このように、生活者心理に基づくコミュニケーション設計は、ラーメン店のようなコンヴァージョンポイントがリアルに限定されたシーンにおいて、どんなにオンラインのコミュニケーションを設計しても最終的な意思決定はラーメン店に向かう際に通りかかった他店の小さなオフラインコミュニケーションに覆されてしまうことがあります。

生活者が来店してくれるまで、心をつなぎとめるコミュニケーション設計をすることがWebプロモーションプランナーとしての永遠の課題であり、毎日(この課題に向き合うことがうれしいことなのか悲しいことなのか分かりませんが)頭を抱えています。

当初はあまり重要視していなかったような、ひょんなターゲットインサイトが解決の突破口になったりすることも多々あるのでこの仕事は本当に奥深いです。

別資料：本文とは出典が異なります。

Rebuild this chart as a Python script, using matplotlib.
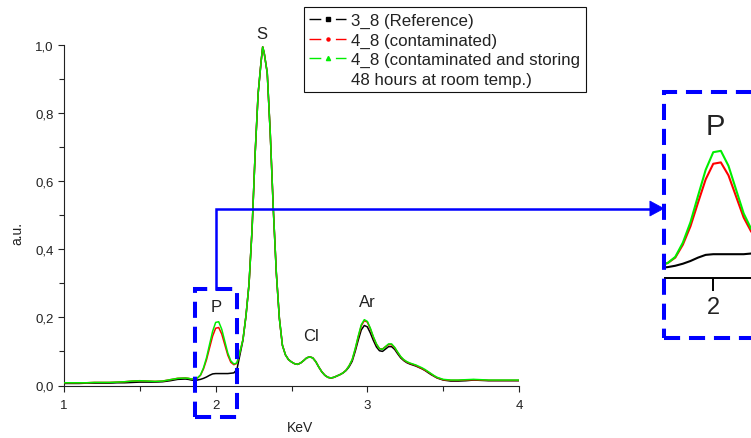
import matplotlib
matplotlib.use("Agg")
import matplotlib.pyplot as plt
from matplotlib.lines import Line2D
from matplotlib.patches import Rectangle, Polygon
from matplotlib.ticker import FuncFormatter, MultipleLocator, FixedLocator

plt.rcParams['font.family'] = ['Liberation Sans', 'DejaVu Sans']

# ---------------- data ----------------
energy = [1.00, 1.05, 1.10, 1.15, 1.20, 1.25, 1.30, 1.35, 1.40, 1.45, 1.50, 1.55, 1.60, 1.65, 1.70, 1.75,
          1.80, 1.82, 1.84, 1.86, 1.88, 1.90, 1.92, 1.94, 1.96, 1.98, 2.00, 2.02, 2.04, 2.06, 2.08, 2.10,
          2.12, 2.14, 2.16, 2.18, 2.20, 2.22, 2.24, 2.26, 2.28, 2.30, 2.31, 2.32, 2.34, 2.36, 2.38, 2.40,
          2.42, 2.44, 2.46, 2.48, 2.50, 2.52, 2.54, 2.56, 2.58, 2.60, 2.62, 2.64, 2.66, 2.68, 2.70, 2.72,
          2.74, 2.76, 2.78, 2.80, 2.82, 2.84, 2.86, 2.88, 2.90, 2.92, 2.94, 2.96, 2.98, 3.00, 3.02, 3.04,
          3.06, 3.08, 3.10, 3.12, 3.14, 3.16, 3.18, 3.20, 3.22, 3.24, 3.26, 3.28, 3.30, 3.32, 3.34, 3.36,
          3.38, 3.40, 3.42, 3.44, 3.46, 3.48, 3.50, 3.55, 3.60, 3.65, 3.70, 3.75, 3.80, 3.85, 3.90, 3.95, 4.00]

ref_3_8 = [0.006, 0.006, 0.006, 0.007, 0.007, 0.007, 0.007, 0.008, 0.008, 0.009, 0.010, 0.010, 0.010, 0.011, 0.014, 0.018,
           0.019, 0.018, 0.016, 0.015, 0.016, 0.018, 0.021, 0.025, 0.030, 0.034, 0.035, 0.035, 0.035, 0.035, 0.035, 0.036,
           0.037, 0.047, 0.090, 0.133, 0.205, 0.298, 0.458, 0.678, 0.856, 0.952, 0.993, 0.975, 0.917, 0.739, 0.518, 0.330,
           0.197, 0.118, 0.090, 0.076, 0.069, 0.064, 0.062, 0.066, 0.073, 0.081, 0.084, 0.081, 0.070, 0.054, 0.040, 0.030,
           0.024, 0.022, 0.024, 0.028, 0.032, 0.037, 0.044, 0.055, 0.071, 0.100, 0.133, 0.163, 0.176, 0.172, 0.154, 0.132,
           0.113, 0.102, 0.100, 0.107, 0.114, 0.114, 0.106, 0.093, 0.081, 0.073, 0.067, 0.063, 0.060, 0.057, 0.053, 0.049,
           0.044, 0.038, 0.032, 0.027, 0.022, 0.019, 0.016, 0.013, 0.013, 0.014, 0.016, 0.015, 0.014, 0.014, 0.014, 0.014, 0.014]

cont_4_8 = [0.008, 0.008, 0.008, 0.008, 0.009, 0.009, 0.009, 0.010, 0.011, 0.013, 0.014, 0.013, 0.012, 0.013, 0.017, 0.021,
            0.022, 0.021, 0.019, 0.019, 0.022, 0.030, 0.049, 0.076, 0.111, 0.145, 0.168, 0.170, 0.151, 0.120, 0.089, 0.068,
            0.061, 0.065, 0.098, 0.135, 0.205, 0.298, 0.458, 0.678, 0.856, 0.952, 0.993, 0.975, 0.917, 0.739, 0.518, 0.330,
            0.197, 0.118, 0.090, 0.076, 0.069, 0.064, 0.062, 0.066, 0.073, 0.081, 0.084, 0.081, 0.070, 0.054, 0.040, 0.030,
            0.024, 0.022, 0.024, 0.028, 0.032, 0.037, 0.045, 0.058, 0.075, 0.106, 0.142, 0.175, 0.190, 0.186, 0.166, 0.141,
            0.121, 0.108, 0.107, 0.114, 0.120, 0.120, 0.111, 0.097, 0.084, 0.075, 0.069, 0.065, 0.062, 0.059, 0.054, 0.050,
            0.045, 0.040, 0.034, 0.028, 0.023, 0.020, 0.017, 0.015, 0.015, 0.016, 0.017, 0.016, 0.015, 0.015, 0.015, 0.015, 0.015]

stored_4_8 = [0.008, 0.008, 0.008, 0.008, 0.009, 0.009, 0.009, 0.010, 0.011, 0.013, 0.014, 0.013, 0.012, 0.013, 0.017, 0.021,
              0.022, 0.021, 0.019, 0.019, 0.022, 0.031, 0.052, 0.082, 0.121, 0.159, 0.185, 0.187, 0.165, 0.130, 0.095, 0.072,
              0.063, 0.066, 0.098, 0.135, 0.205, 0.298, 0.458, 0.678, 0.856, 0.952, 0.993, 0.975, 0.917, 0.739, 0.518, 0.330,
              0.197, 0.118, 0.090, 0.076, 0.069, 0.064, 0.062, 0.066, 0.073, 0.081, 0.084, 0.081, 0.070, 0.054, 0.040, 0.030,
              0.024, 0.022, 0.024, 0.028, 0.032, 0.037, 0.045, 0.058, 0.076, 0.108, 0.145, 0.178, 0.193, 0.188, 0.168, 0.143,
              0.122, 0.108, 0.106, 0.114, 0.122, 0.122, 0.112, 0.098, 0.085, 0.076, 0.070, 0.066, 0.063, 0.060, 0.056, 0.052,
              0.047, 0.041, 0.035, 0.029, 0.024, 0.021, 0.018, 0.016, 0.016, 0.017, 0.018, 0.017, 0.016, 0.016, 0.016, 0.016, 0.016]

series_labels = ["3_8 (Reference)", "4_8 (contaminated)", "4_8 (contaminated and storing",
                 "48 hours at room temp.)"]
peak_names = ["S", "P", "Cl", "Ar"]
peak_pos = [(2.307, 1.032), (2.006, 0.233), (2.628, 0.147), (3.002, 0.246)]
x_ticks = [1, 2, 3, 4]
y_ticks = [0.0, 0.2, 0.4, 0.6, 0.8, 1.0]

BLACK, RED, GREEN, BLUE = "#000000", "#ff0000", "#00ee00", "#0000ff"

W, H = 751, 439
fig = plt.figure(figsize=(W / 100, H / 100), dpi=100)

# ---------------- main axes ----------------
ax = fig.add_axes([64 / W, 1 - 386.5 / H, (519 - 64) / W, (386.5 - 45.5) / H])
ax.plot(energy, ref_3_8, color=BLACK, lw=1.1, zorder=3)
ax.plot(energy, cont_4_8, color=RED, lw=1.1, zorder=4)
ax.plot(energy, stored_4_8, color=GREEN, lw=1.1, zorder=5)

ax.set_xlim(1, 4)
ax.set_ylim(0, 1.0)
for s in ["top", "right"]:
    ax.spines[s].set_visible(False)
for s in ["left", "bottom"]:
    ax.spines[s].set_linewidth(0.8)
    ax.spines[s].set_color("#222222")
ax.xaxis.set_major_locator(FixedLocator(x_ticks))
ax.xaxis.set_minor_locator(MultipleLocator(0.5))
ax.yaxis.set_major_locator(FixedLocator(y_ticks))
ax.yaxis.set_minor_locator(MultipleLocator(0.1))
ax.xaxis.set_major_formatter(FuncFormatter(lambda v, p: f"{v:.0f}"))
ax.yaxis.set_major_formatter(FuncFormatter(lambda v, p: f"{v:.1f}".replace(".", ",")))
ax.tick_params(which="both", direction="out", width=0.8, color="#222222", labelsize=9.5,
               labelcolor="#222222")
ax.tick_params(axis="x", which="major", pad=6)
ax.tick_params(which="major", length=4)
ax.tick_params(which="minor", length=3.5)
ax.set_xlabel("KeV", fontsize=10, color="#222222")
ax.set_ylabel("a.u.", fontsize=10, color="#222222")
ax.xaxis.set_label_coords(0.519, -0.101)
ax.yaxis.set_label_coords(-0.086, 0.45)

for name, (px, py) in zip(peak_names, peak_pos):
    ax.text(px, py, name, fontsize=12, ha="center", va="center", color="#222222")

# dashed selection box around the P peak
ax.add_patch(Rectangle((1.864, -0.091), 0.276, 0.373, fill=False, ec=BLUE, lw=2.9,
                       ls=(0, (4, 2.2)), clip_on=False, zorder=6))
# connector with arrow to the inset
ax.plot([2.0, 2.0, 4.87], [0.282, 0.519, 0.519], color=BLUE, lw=1.8,
        clip_on=False, zorder=6, solid_joinstyle="miter")
ax.add_patch(Polygon([(4.863, 0.541), (4.955, 0.519), (4.863, 0.497)], closed=True,
                     fc=BLUE, ec=BLUE, lw=0.5, clip_on=False, zorder=6))

# legend
handles = [
    Line2D([], [], color=BLACK, lw=1.0, ls=(0, (8.5, 10.5)), marker="s", markersize=2.5),
    Line2D([], [], color=RED, lw=1.0, ls=(0, (8.5, 10.5)), marker="o", markersize=2.2),
    Line2D([], [], color=GREEN, lw=1.0, ls=(0, (8.5, 10.5)), marker="^", markersize=3),
    Line2D([], [], ls="none"),
]
leg = ax.legend(handles, series_labels, loc="upper left",
                bbox_to_anchor=(303.5 / W, 1 - 8.3 / H), bbox_transform=fig.transFigure,
                fontsize=12.2, frameon=True, fancybox=False, shadow=False, framealpha=1,
                edgecolor="#111111", handlelength=2.2, handletextpad=0.3, labelspacing=0.26,
                borderpad=0.33, borderaxespad=0, numpoints=1)
leg.get_frame().set_linewidth(0.8)
for t in leg.get_texts():
    t.set_color("#222222")

# ---------------- zoomed inset (cut by the right edge) ----------------
ins = fig.add_axes([665 / W, 1 - 279 / H, 220 / W, 179 / H])
ins.patch.set_visible(False)
ins.plot(energy, ref_3_8, color=BLACK, lw=1.5)
ins.plot(energy, cont_4_8, color=RED, lw=1.5)
ins.plot(energy, stored_4_8, color=GREEN, lw=1.5)
ins.set_xlim(1.873, 1.873 + 220 / 380)
ins.set_ylim(0, 179 / 680)
for s in ["top", "right", "left"]:
    ins.spines[s].set_visible(False)
ins.spines["bottom"].set_linewidth(1.4)
ins.set_xticks([2])
ins.set_xticklabels(["2"])
ins.set_yticks([])
ins.tick_params(axis="x", direction="out", length=9, width=1.4, labelsize=17, pad=4,
                labelcolor="#222222")
ins.text(2.005, 0.224, "P", fontsize=21, ha="center", va="center", color="#222222")

fig.add_artist(Rectangle((664 / W, 1 - 339.3 / H), 0.3, (339.3 - 92.7) / H, fill=False,
                         ec=BLUE, lw=2.9, ls=(0, (4, 2.2)), transform=fig.transFigure,
                         zorder=10))

fig.savefig("out.png", dpi=100)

ターゲットインサイト:生活者(≒消費者)が生まれてから現在に至るまでに得てきた経験や、生活者を取り巻く社会、環境によって形成されていく、コンシューマー(消費者)としての行動背景(行動を起こすキッカケ)

皆様も、特にオフラインにおける生活者とのコミュニケーション設計をオンラインから導線設計してみる機会があれば、是非バンドワゴン効果を意識したターゲットインサイトの抽出にチャレンジしてみてください!